When taking over this site we regret that we found the resources significantly smaller than we had been led to believe, but the debts and certain additional liabilities considerably higher than had been clear. However, we shall do our best.
We should also make it clear that at no time did we have the intention of using the name which the departing owners of the site had attributed to us. Provisionally, the postings here are to be in the name of the Distant diary.
(1) From one point of view, the worst mistakes include those which not only are morally wrong – which so many see as irrelevant – but also against your own best interests, and which produce the opposite effect to the one intended. Those (few) whose memories of international news stretch back more than a week will know that, after Al-Qaeda, based in Afghanistan, launched an attack on New York, Bush and Blair decided to arrange a retaliatory war against Iraq; this surprised many, not least because Iraq and Afghanistan are two entirely different countries, but also because as the same careful observers of international news well knew, Al-Qaeda was not represented at all in Iraq, and the régime of Saddam was strongly hostile to it. (The surprise was sufficiently great that some nations who were supposed to be loyal allies treacherously expressed – very politely, of course – strong doubts about the wisdom of the war. This did not make much difference, because it was discovered that there was another ground for pursuing war against Iraq, namely that the then dictator was preparing weapons of mass destruction, which, some believed might reach Blair in only 45 minutes. It later turned out that those weapons did not exist, even though their existence had been demonstrated to the Security Council, but this did not make much difference either because the war had been well and truly (if those are the right words) launched by then. The same observers of international news may, or may not, be surprised now to see it reported that the cities of Falluja and Ramadi, in Iraq, are at present occupied by armed representatives of Al-Qaeda. As geopolitical mistakes go, this one was breath-taking (and for thousands of Americans and tens of thousands of Arabs, life-taking).

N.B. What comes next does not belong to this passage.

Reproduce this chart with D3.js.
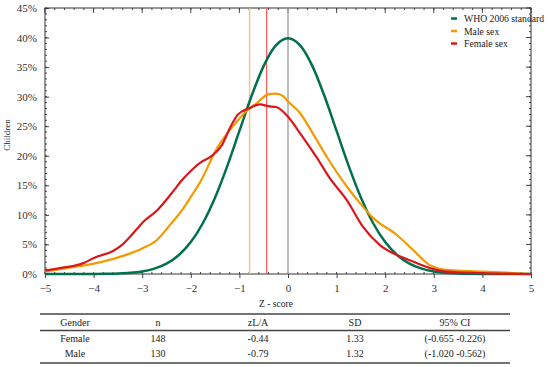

How might this mistake have been avoided? Obviously, much, much more learning about the real state of things in places you don’t know well would help and so would a better balance between realpolitik and just trying to get what you want by force. Bear this in mind when noticing the resistance of some in America to Iran’s attendance at the conference to recover peace in Syria; even if we leave aside two and a half thousand years of close historical and cultural links (as irrelevant?), if Iran is involved in activities in the conflict then it is imperative that she comes to meet the other parties to hear their views, and perhaps be persuaded to change policy, while if she is not embroiled in the conflict then as a nation with enormous knowledge of the region, there is no reason not to invite her. Or consider recent events in Egypt. The American government was obviously well aware of its own relations with the Egyptian military, but how far were they aware of the basis for the brotherhood’s wide support? On the other hand, they must have known of the special position of the military in Egyptian society, but it seems unlikely they could have looked so benignly on the counter-revolution against a president who gave evidence of being personally moderate in a difficult situation, and who had been democratically elected in free and fair elections, if they had taken into account fully the cleavage between the privileged classes who talk to the west and the great mass of the population. For that matter, why the extraordinary reluctance to describe as a military coup a takeover which was a prime and brutal example of the type, while an increasingly farcical series of charges against the overthrown president reach the point of accusing him of espionage while in office. What next? Camel-rustling, hazarding ships by swimming in the Canal?
(2) Great quotations of our time:
‘Air pollution is an urgent public health problem but in the grand scheme of things it is a good problem to have.’ From a recent issue of the Economist
It is a little surprising to find this kind of approach so boldly stated. We wonder if traffic accidents can be entered in the same category, and perhaps coal-mining disasters too, although some who are unsympathetic to the Chinese might take a more hawkish view.
(3) Some people just are so unpredictable:
‘If a mechanical person talks to you and makes eye contact and smiles it’s very hard indeed not to talk back.’ (Remark from a researcher in artificial intelligence.)
This must depend on who you are. One response: “I certainly wouldn’t talk back, I’d just punch it in the face.” And from one of our secretaries: “Sure, I’d answer back. I’d shout ‘Help!’ and run away as fast as I could.” Should anyone be investigating the effects of long-term research into artificial intelligence – on the researcher?